NHTSA's safety investigation into Tesla's camera only FSD architecture is why the 14 to 1 Texas fleet gap now reads as a federal question, not a deployment race.
Waymo runs 14 driverless vehicles for every one Tesla runs in Texas. State registration filings analyzed by CNBC in May showed 577 registered driverless Waymos against 42 Teslas in the state, a ratio that has stayed lopsided even as Tesla has begun operating a Robotaxi service in Austin.
Waymo's July 8 announcement opens fully driverless service in Las Vegas, San Diego, Tampa, and Denver. The four-city expansion is the visible event. The federal investigation into Tesla's camera-only approach is what makes the Texas fleet gap the lead.
NHTSA's Engineering Analysis EA26002 covers roughly 3.2 million Tesla vehicles equipped with Full Self-Driving (FSD) software. An Engineering Analysis is the step before a recall recommendation or a finding of no defect, and it puts Tesla's camera-only architecture under federal safety review for the first time.
Tesla's FSD and Robotaxi product runs on cameras alone. The company argues that human drivers navigate on vision, and that high-resolution cameras backed by neural networks can replicate that ability without lidar (a laser sensor that builds a 3D map of the world) or radar. Waymo's driverless service runs a multi-sensor stack: lidar, radar, and cameras in parallel, with the lidar providing depth and distance data that cameras cannot reliably infer at highway speed.
The two designs answer different safety questions. NHTSA's probe is the first time the federal government has treated the choice between them as a safety investigation rather than a marketing argument. TechCrunch independently confirmed Waymo's Texas registration lead on the same day as CNBC's filing analysis, giving the 14-to-1 figure two independent readings.
Waymo's announcement post puts Las Vegas on driverless service immediately, including the Strip, starting with Alphabet employees and opening to a public waitlist in the coming months. San Diego, Tampa, and Denver follow in staged rollouts.
Denver is the test that the other three are not. Las Vegas, San Diego, and Tampa have warm, dry, well-mapped weather. Denver introduces snow, ice, road glare, and low winter sun angles that distort camera inputs and stress every layer of a sensor stack. For Waymo's multi-sensor architecture, lidar returns are largely unaffected by sunlight, which gives the company a designed-in advantage in the conditions Denver will see. For Tesla's camera-only approach, those same conditions are where vision systems have historically struggled.
Waymo published safety performance data in March 2026 showing low crash-severity rates against a human-driver baseline. The numbers are company-published, and the comparator set is one the company selected. They are useful as a self-reported benchmark, not an independent verdict. Waymo's total US driverless service area already exceeds 1,400 square miles, which gives the data set a denominator that earlier-generation autonomous pilots did not have.
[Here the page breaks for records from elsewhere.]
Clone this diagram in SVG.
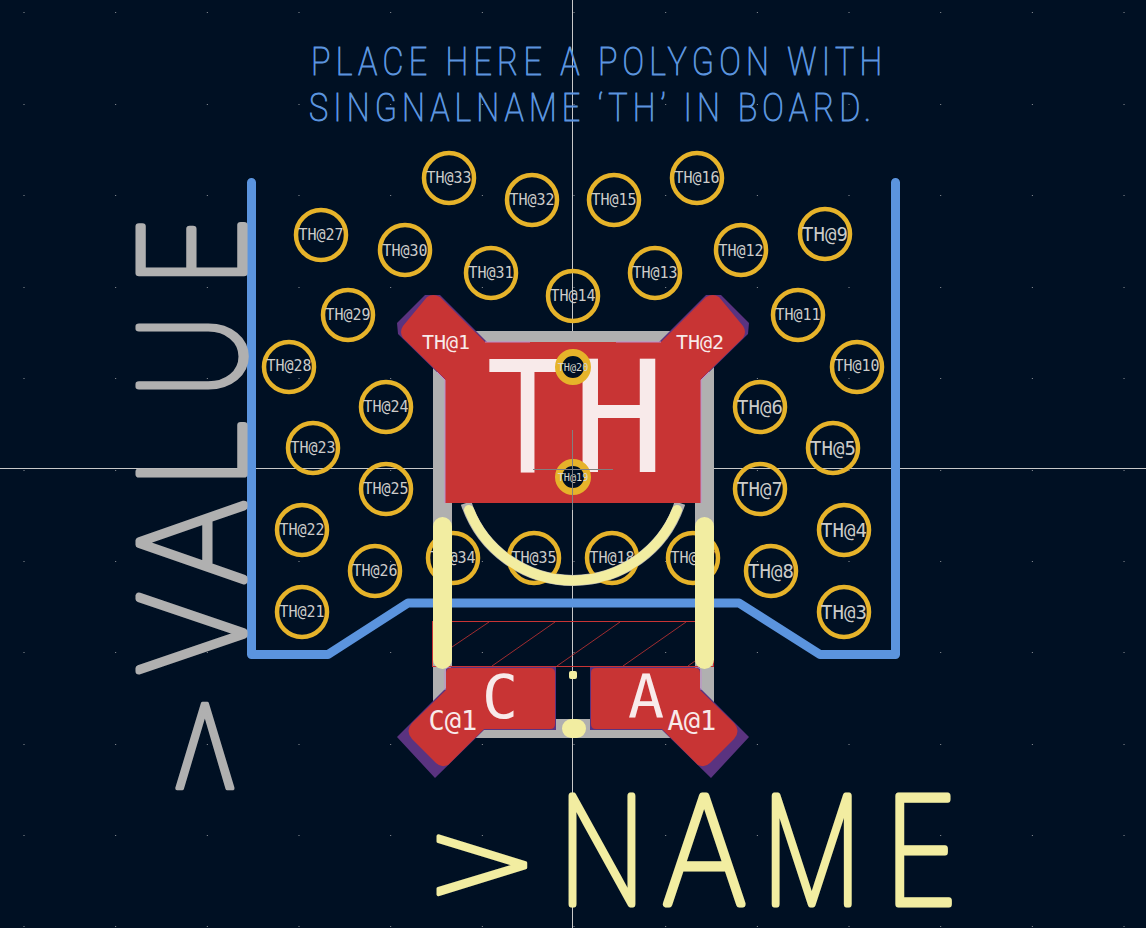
<svg xmlns="http://www.w3.org/2000/svg" xmlns:xlink="http://www.w3.org/1999/xlink" width="1146" height="928" viewBox="0 0 1146 928">
<style>
.c{fill:none;stroke:#e6b32a;stroke-width:4.5}
.v{fill:#001023;stroke:#e6b32a;stroke-width:7}
text{font-family:"DejaVu Sans Mono","Liberation Mono",monospace}
.l{fill:#cfcecb;font-size:15px;text-anchor:middle;opacity:.99}
.m{fill:#cfcecb;font-size:19px;text-anchor:middle;opacity:.99}
.s{fill:#d8d8d0;font-size:10.2px;text-anchor:middle;opacity:.99}
.p{fill:#f8eaea;font-size:20px;text-anchor:middle}
.q{fill:#f8eaea;font-size:27px;text-anchor:middle}
.b{fill:#f8eaea;text-anchor:middle}
.note{font-family:Roboto,Inter,sans-serif;font-weight:100;font-size:38px;fill:#5b94de;stroke:#5b94de;stroke-width:1}
.big{font-family:Inter,Roboto,sans-serif;font-weight:100;stroke-linejoin:round;stroke-linecap:round}
.gt{font-family:"DejaVu Sans",sans-serif;stroke-width:3.5}
</style>
<defs>
<g id="tp"><path fill="#5a3380" d="M397 323L425 295H440L487 342H520V380H445L398 334Z"/>
<path fill="#c83434" d="M427 297Q433 293 440 297L485 342H573V503H445V379L403 338Q399 332 403 326Z"/>
<path fill="none" stroke="#c08ccc" d="M437 372L445 380V503M485 342H530"/></g>
<g id="bp"><path fill="#5a3380" d="M446 667H556V730H484L435 778L397 737L446 688Z"/>
<path fill="#c83434" d="M451 668H550Q555 668 555 673V724Q555 729 550 729H484L448 765Q441 768 436 763L412 739Q405 731 412 723L446 690V673Q446 668 451 668Z"/>
<path fill="none" stroke="#c08ccc" d="M445 690V672Q445 667 451 667"/></g>
</defs>
<rect width="1146" height="928" fill="#001023"/>
<path id="grid" fill="none" stroke="#8f949a" stroke-width="1" stroke-dasharray="1 90.67" d="M23.5 12.5H1146M23.5 104.5H1146M23.5 195.5H1146M23.5 287.5H1146M23.5 378.5H1146M23.5 470.5H1146M23.5 561.5H1146M23.5 652.5H1146M23.5 744.5H1146M23.5 835.5H1146M23.5 926.5H1146"/>
<path id="axes" fill="none" stroke="#c8c8c8" stroke-width="1" d="M572.5 0V928M0 468.5H1146"/>
<g id="fab" fill="none" stroke="#b0b0b0">
<rect x="442.5" y="340.5" width="262" height="388" stroke-width="19"/>
<path d="M466.1 503A112.500 112.500 0 0 0 679.900 503" stroke-width="11"/>
</g>
<g id="padTH1"><use xlink:href="#tp" href="#tp"/><use xlink:href="#tp" href="#tp" transform="matrix(-1 0 0 1 1146 0)"/></g>
<g id="padC"><use xlink:href="#bp" href="#bp"/></g>
<g id="padA"><use xlink:href="#bp" href="#bp" transform="matrix(-1 0 0 1 1146 0)"/></g>
<g id="labels">
<text class="p" x="446" y="349">TH@1</text>
<text class="p" x="700" y="349">TH@2</text>
<text class="b" font-size="155" y="472"><tspan x="527.500" textLength="82.600" lengthAdjust="spacingAndGlyphs">T</tspan><tspan x="619">H</tspan></text>
<text class="b" x="500" y="718" font-size="60">C</text>
<text class="b" x="646" y="718" font-size="60">A</text>
<text class="q" x="453" y="730">C@1</text>
<text class="q" x="692" y="730">A@1</text>
</g>
<g id="vias">
<g id="th33"><circle class="c" cx="449" cy="178" r="25"/><text class="l" x="449" y="183">TH@33</text></g>
<g id="th32"><circle class="c" cx="532" cy="200" r="25"/><text class="l" x="532" y="205">TH@32</text></g>
<g id="th15"><circle class="c" cx="614" cy="200" r="25"/><text class="l" x="614" y="205">TH@15</text></g>
<g id="th16"><circle class="c" cx="697" cy="178" r="25"/><text class="l" x="697" y="183">TH@16</text></g>
<g id="th27"><circle class="c" cx="321" cy="235" r="25"/><text class="l" x="321" y="240">TH@27</text></g>
<g id="th30"><circle class="c" cx="405" cy="250" r="25"/><text class="l" x="405" y="256">TH@30</text></g>
<g id="th31"><circle class="c" cx="491" cy="273" r="25"/><text class="l" x="491" y="278">TH@31</text></g>
<g id="th14"><circle class="c" cx="573" cy="296" r="25"/><text class="l" x="573" y="301">TH@14</text></g>
<g id="th13"><circle class="c" cx="655" cy="273" r="25"/><text class="l" x="655" y="278">TH@13</text></g>
<g id="th12"><circle class="c" cx="741" cy="250" r="25"/><text class="l" x="741" y="256">TH@12</text></g>
<g id="th9"><circle class="c" cx="825" cy="234" r="25"/><text class="m" x="825" y="241">TH@9</text></g>
<g id="th29"><circle class="c" cx="348" cy="315" r="25"/><text class="l" x="348" y="320">TH@29</text></g>
<g id="th11"><circle class="c" cx="798" cy="315" r="25"/><text class="l" x="798" y="320">TH@11</text></g>
<g id="th28"><circle class="c" cx="289" cy="367" r="25"/><text class="l" x="289" y="371">TH@28</text></g>
<g id="th10"><circle class="c" cx="857" cy="367" r="25"/><text class="l" x="857" y="371">TH@10</text></g>
<g id="th24"><circle class="c" cx="386" cy="407" r="25"/><text class="l" x="386" y="412">TH@24</text></g>
<g id="th6"><circle class="c" cx="760" cy="407" r="25"/><text class="m" x="760" y="414">TH@6</text></g>
<g id="th23"><circle class="c" cx="313" cy="448" r="25"/><text class="l" x="313" y="453">TH@23</text></g>
<g id="th5"><circle class="c" cx="833" cy="448" r="25"/><text class="m" x="833" y="455">TH@5</text></g>
<g id="th25"><circle class="c" cx="386" cy="489" r="25"/><text class="l" x="386" y="494">TH@25</text></g>
<g id="th7"><circle class="c" cx="760" cy="489" r="25"/><text class="m" x="760" y="496">TH@7</text></g>
<g id="th22"><circle class="c" cx="302" cy="530" r="25"/><text class="l" x="302" y="535">TH@22</text></g>
<g id="th4"><circle class="c" cx="844" cy="530" r="25"/><text class="m" x="844" y="537">TH@4</text></g>
<g id="th26"><circle class="c" cx="375" cy="571" r="25"/><text class="l" x="375" y="576">TH@26</text></g>
<g id="th8"><circle class="c" cx="771" cy="571" r="25"/><text class="m" x="771" y="578">TH@8</text></g>
<g id="th21"><circle class="c" cx="302" cy="612" r="25"/><text class="l" x="302" y="617">TH@21</text></g>
<g id="th3"><circle class="c" cx="844" cy="612" r="25"/><text class="m" x="844" y="619">TH@3</text></g>
<g id="th34"><circle class="c" cx="453" cy="558" r="25"/><text class="l" x="453" y="563">TH@34</text></g>
<g id="th35"><circle class="c" cx="534" cy="558" r="25"/><text class="l" x="534" y="563">TH@35</text></g>
<g id="th18"><circle class="c" cx="612" cy="558" r="25"/><text class="l" x="612" y="563">TH@18</text></g>
<g id="th17"><circle class="c" cx="693" cy="558" r="25"/><text class="l" x="693" y="563">TH@17</text></g>
<g id="th20"><circle class="v" cx="573" cy="367" r="14.500"/><text class="s" x="573" y="370.500">TH@20</text></g>
<g id="th19"><circle class="v" cx="573" cy="477" r="14.500"/><text class="s" x="573" y="481">TH@19</text></g>
</g>
<path id="cross" fill="none" stroke="#808080" stroke-width="1" d="M533 469.500H613M572.500 430V510"/>
<g id="court" fill="none" stroke="#c83434" stroke-width="1">
<rect x="432.500" y="621.500" width="281" height="45"/>
<path d="M452 647L489 622M492 666L555 622M557 666L620 622M623 666L686 622M688 666L695 661" stroke-width=".8"/>
</g>
<path id="outline" fill="none" stroke="#5b94de" stroke-width="9" stroke-linecap="round" stroke-linejoin="round" d="M251.500 182.500V654.500H328L408 603H739L820 654.500H895.500V182.500"/>
<g id="silk" fill="none" stroke="#f2eda1" stroke-linecap="round">
<path stroke-width="19" d="M442.500 526.500V659.500M704.500 526.500V659.500M571.500 728.500H576.500"/>
<path stroke-width="10" d="M469 510A112 112 0 0 0 677 510"/>
<rect x="569" y="671" width="8" height="8" rx="2" fill="#f2eda1" stroke="none"/>
</g>
<text id="note1" class="note" transform="scale(.85 1)" x="366" y="75" textLength="672" lengthAdjust="spacing">PLACE HERE A POLYGON WITH</text>
<text id="note2" class="note" transform="scale(.85 1)" x="363.500" y="121" textLength="661" lengthAdjust="spacing">SINGNALNAME ‘TH’ IN BOARD.</text>
<text id="value" class="big" transform="translate(244 790) rotate(-90)" font-size="145" fill="#b0b0b0" stroke="#b0b0b0" stroke-width="7"><tspan class="gt" font-size="113" x="-12.600" y="-4.300" textLength="113" lengthAdjust="spacingAndGlyphs">&gt;</tspan><tspan x="114.600" y="0" textLength="84" lengthAdjust="spacingAndGlyphs">V</tspan><tspan x="204.600" textLength="86" lengthAdjust="spacingAndGlyphs">A</tspan><tspan x="301" textLength="72" lengthAdjust="spacingAndGlyphs">L</tspan><tspan x="392" textLength="83" lengthAdjust="spacingAndGlyphs">U</tspan><tspan x="503" textLength="71" lengthAdjust="spacingAndGlyphs">E</tspan></text>
<text id="name" class="big" font-size="148" fill="#f2eda1" stroke="#f2eda1" stroke-width="7" y="904"><tspan class="gt" font-size="117" x="424" y="902" textLength="115.800" lengthAdjust="spacingAndGlyphs">&gt;</tspan><tspan x="558.500" y="904" textLength="87" lengthAdjust="spacingAndGlyphs">N</tspan><tspan x="661.700" textLength="85" lengthAdjust="spacingAndGlyphs">A</tspan><tspan x="761.700" textLength="100" lengthAdjust="spacingAndGlyphs">M</tspan><tspan x="884" textLength="74" lengthAdjust="spacingAndGlyphs">E</tspan></text>
</svg>
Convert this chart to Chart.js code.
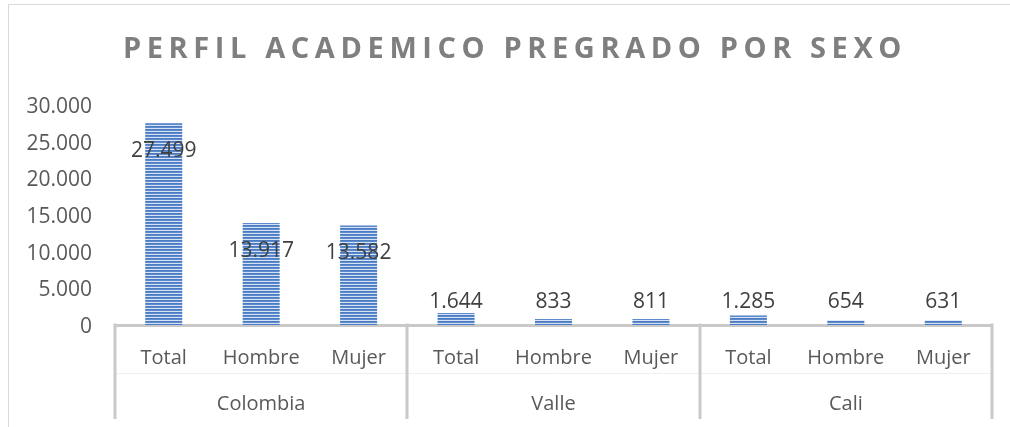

Tesla does not publish comparable crash-rate data for FSD, and the NHTSA investigation is partly about closing that information gap.
Three clocks now tick together. The four-city rollout, where Las Vegas going fully driverless on day one is the only opening that reads as immediate. NHTSA EA26002, which can move from Engineering Analysis to a recall recommendation or a finding of no defect on a timeline measured in months, not weeks. And Denver's first sustained winter, which will be the first empirical verdict on whether a multi-sensor stack performs as designed when the weather turns.
The 14-to-1 Texas fleet gap is not a finish line. It is the visible surface of an architectural bet now under federal review, with a cold-climate experiment already on the calendar.